Depois de ter andado na estrada com David Fonseca, Rita fixou o nome em Redshoes inspirada em doses iguais pelo Feiticeiro de Oz e por David Bowie, e lançou em 2008 Golden Era, onde começava a desfilar com segurança a sua galeria de inspirações em figuras tão díspares quanto PJ Harvey, Nina Simone, Laurie Anderson ou Maria Callas. “O meu esqueleto é feito dessas senhoras todas, sem dúvida”, reconhece. “Apesar de adorar muitos homens que fazem música, as minhas bases assentam em música feita por mulheres. Não sei bem o que é, mas há uma afinidade qualquer”. Daí que em 2012, dois anos depois de lançar Lights & Darks, tenha animado esse esqueleto em palco, perceber até que ponto a sua música vivia daquelas mulheres, e apresentou no Teatro S. Luiz, Lisboa, e depois no país inteiro, o espectáculo The Other Women. Quase tão importante quanto ter dado voz às suas heroínas pessoais – PJ Harvey, Loretta Lynn, Lhasa de Sela, Joan Jett, Nina Simone, Dolly Parton, Joni Mitchell, Amélia Muge, Patti Smith, Vashti Bunyan, Édith Piaf ou Sheryl Crow, mulheres autoras, letristas e não somente intérpretes – foi o facto de ter decidido fazê-lo em trio, ensaiando uma crueza de meios que quis levar para o novo Life Is a Second of Love. “Tocar só com mais dois músicos obrigou-me a fazer essa gestão e a ter ‘tomates’ para cantar aquelas canções incríveis. Consegui despir a instrumentação e busquei esse peso na voz, nas palavras. Acho que foi um pré-estágio para assumir as canções deste disco”.

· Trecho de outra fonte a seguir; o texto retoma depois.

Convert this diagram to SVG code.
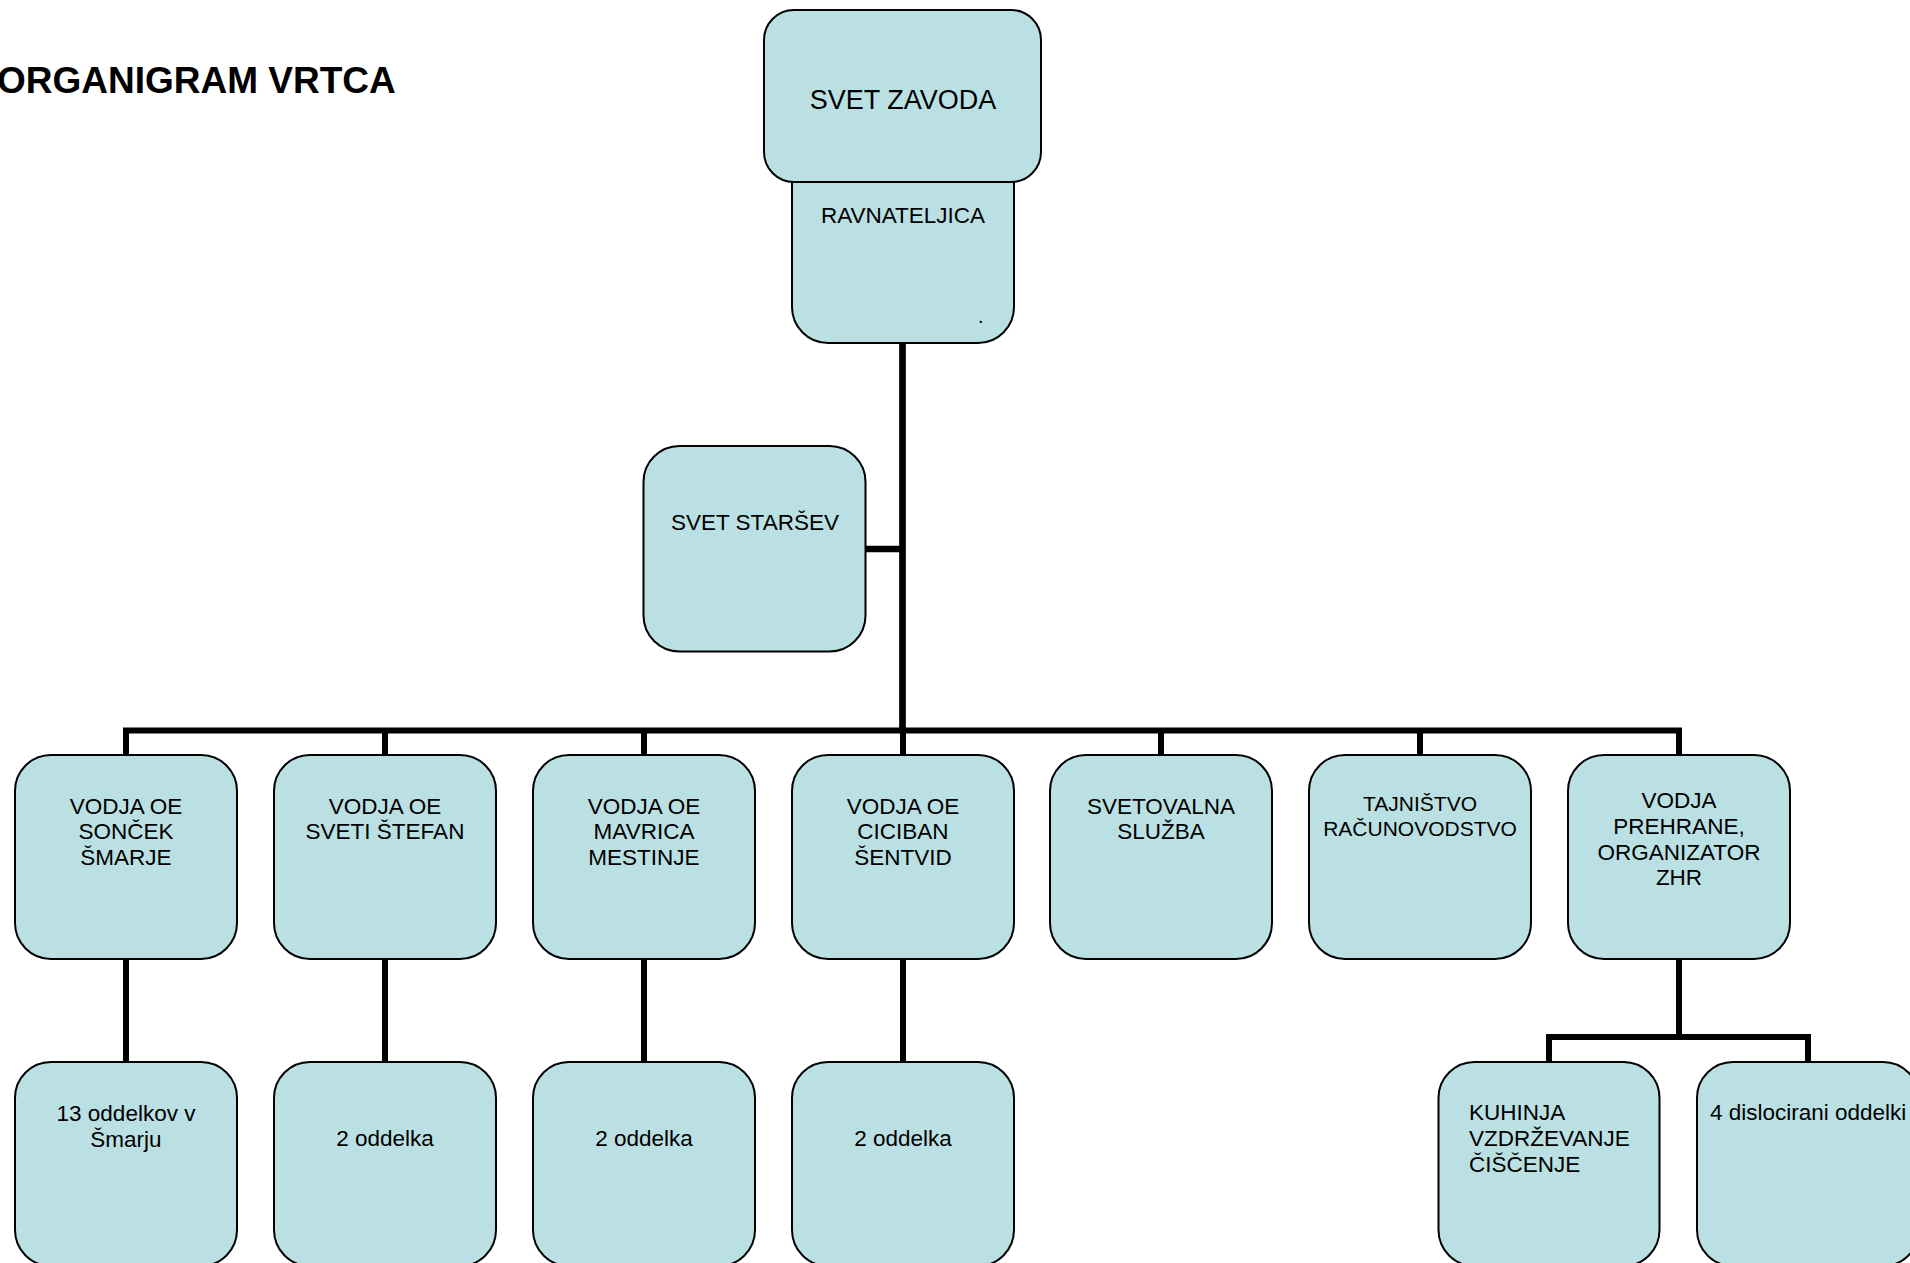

Outra experiência importante no intervalo entre os dois álbuns seria a partilha das bandas sonoras de Estrada de Palha (Rodrigo Areias, 2012) e O Facínora (Paulo Abreu, 2012) com Legendary Tiger Man. Para alguém como Rita Redshoes, a trabalhar sempre em torno do formato de canção, a imersão na música para cinema levou-a a repensar a forma como constrói as composições para a sua voz, desformatando as suas ferramentas mais rotinadas e obrigando-se a desinstalar algumas das regras que tinha como obrigatórias para dar vida a uma canção. Esse espaço aberto acabaria por se infiltrar igualmente numa escrita de canções que a eleva para um outro plano.